Think foreclosure in process and 91 plus needs to be the key variable. The new versus old delinquencies are a function of tougher, indeed. little subprime lending since fall of 07. How many new subprime loans have been created year to date? Not many is my surmise. Of course that number will be down.

spongebob Posted On 7/16/2008 2:04:52 AM

Do you people think you are nuts? I wrote you once, Tom, about two years ago. Stocks of subprime mortgage companies were weakening and you were upset that people weren't following your advice to buy them. I wrote to ask you about a particular company in which you were invested a day after it took a particular drubbing to see if you would reiterate your advice. You did. The stock was New Century. I am glad I ignored your advice.

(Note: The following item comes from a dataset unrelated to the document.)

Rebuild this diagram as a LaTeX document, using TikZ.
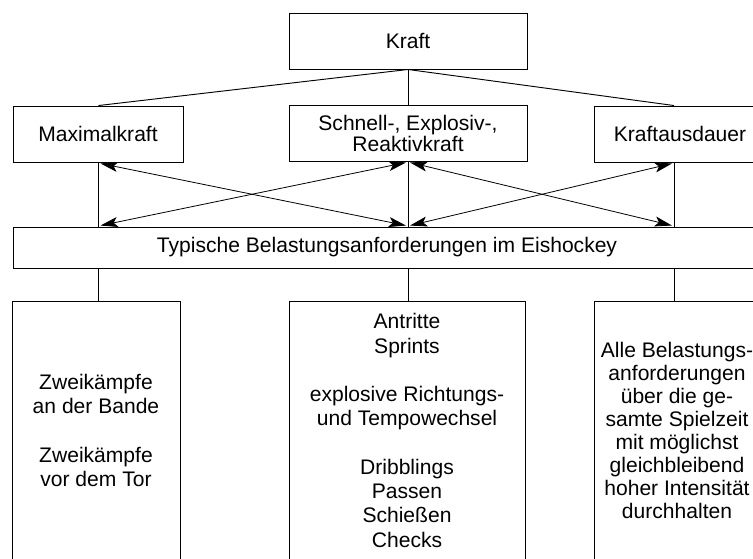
\documentclass[tikz,border=0pt]{standalone}
\usepackage{fontspec}
\setmainfont{Liberation Sans}
\usetikzlibrary{arrows.meta,calc}
\begin{document}
\begin{tikzpicture}[x=0.75pt,y=-0.75pt,
  box/.style={draw,line width=0.7pt,inner sep=0pt,align=center,font=\fontsize{15.8pt}{15.75pt}\selectfont},
  lowbox/.style={box,minimum height=194.25pt,font=\fontsize{15.8pt}{18.2pt}\selectfont},
  link/.style={line width=0.7pt},
  dbl/.style={line width=0.6pt,{Stealth[length=13pt,width=7.5pt,inset=3pt]}-{Stealth[length=13pt,width=7.5pt,inset=3pt]}}
]
\useasboundingbox (0,0) rectangle (753,558);
\clip (0,0) rectangle (753,558);
\fill[white] (0,0) rectangle (753,558);

\coordinate (cL) at (98.5,0);
\coordinate (cM) at (408,0);
\coordinate (cR) at (674,0);

\node[box,minimum width=178.5pt,minimum height=42pt] (kraft) at (408,41) {Kraft};
\node[box,minimum width=127.5pt,minimum height=42pt] (maxk) at (98,134) {Maximalkraft};
\node[box,minimum width=178.5pt,minimum height=42pt] (schnell) at (408,133) {Schnell-, Explosiv-,\\Reaktivkraft};
\node[box,minimum width=129pt,minimum height=42pt] (kaus) at (680,134) {Kraftausdauer};
\node[box,minimum width=561pt,minimum height=30.75pt] (typ) at (387,247.5) {Typische Belastungsanforderungen im Eishockey};

\node[lowbox,minimum width=126pt] (bl) at (96,430.5) {Zweikämpfe\\an der Bande\\[18.2pt]Zweikämpfe\\vor dem Tor};
\node[lowbox,minimum width=177pt] (bm) at (407,430.5) {Antritte\\Sprints\\[18.2pt]explosive Richtungs-\\und Tempowechsel\\[18.2pt]Dribblings\\Passen\\Schießen\\Checks};
\node[lowbox,minimum width=124.5pt,font=\fontsize{15.8pt}{17.3pt}\selectfont] (br) at (677,430.5) {Alle Belastungs-\\anforderungen\\über die ge-\\samte Spielzeit\\mit möglichst\\gleichbleibend\\hoher Intensität\\durchhalten};

% tree from Kraft
\draw[link] (kraft.south) -- (cL |- maxk.north);
\draw[link] (kraft.south) -- (cM |- schnell.north);
\draw[link] (kraft.south) -- (cR |- kaus.north);

% verticals
\draw[line width=0.5pt] (cL |- maxk.south) -- (cL |- typ.north);
\draw[line width=0.5pt] (cM |- schnell.south) -- (cM |- typ.north);
\draw[line width=0.5pt] (cR |- kaus.south) -- (cR |- typ.north);
\draw[link] (cL |- typ.south) -- (cL |- bl.north);
\draw[link] (cM |- typ.south) -- (cM |- bm.north);
\draw[link] (cR |- typ.south) -- (cR |- br.north);

% crossing double arrows
\draw[dbl] ($(cL |- maxk.south)+(2,1)$) -- ($(cM |- typ.north)+(-2,-1)$);
\draw[dbl] ($(cL |- typ.north)+(2,-1)$) -- ($(cM |- schnell.south)+(-2,1)$);
\draw[dbl] ($(cM |- schnell.south)+(2,1)$) -- ($(cR |- typ.north)+(-2,-1)$);
\draw[dbl] ($(cM |- typ.north)+(2,-1)$) -- ($(cR |- kaus.south)+(-2,1)$);
\end{tikzpicture}
\end{document}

spongebob Posted On 7/16/2008 2:05:12 AM

Do you people think you are nuts? I wrote you once, Tom, about two years ago. Stocks of subprime mortgage companies were weakening and you were upset that people weren't following your advice to buy them. I wrote to ask you about a particular company in which you were invested a day after it took a particular drubbing to see if you would reiterate your advice. You did. The stock was New Century. I am glad I ignored your advice.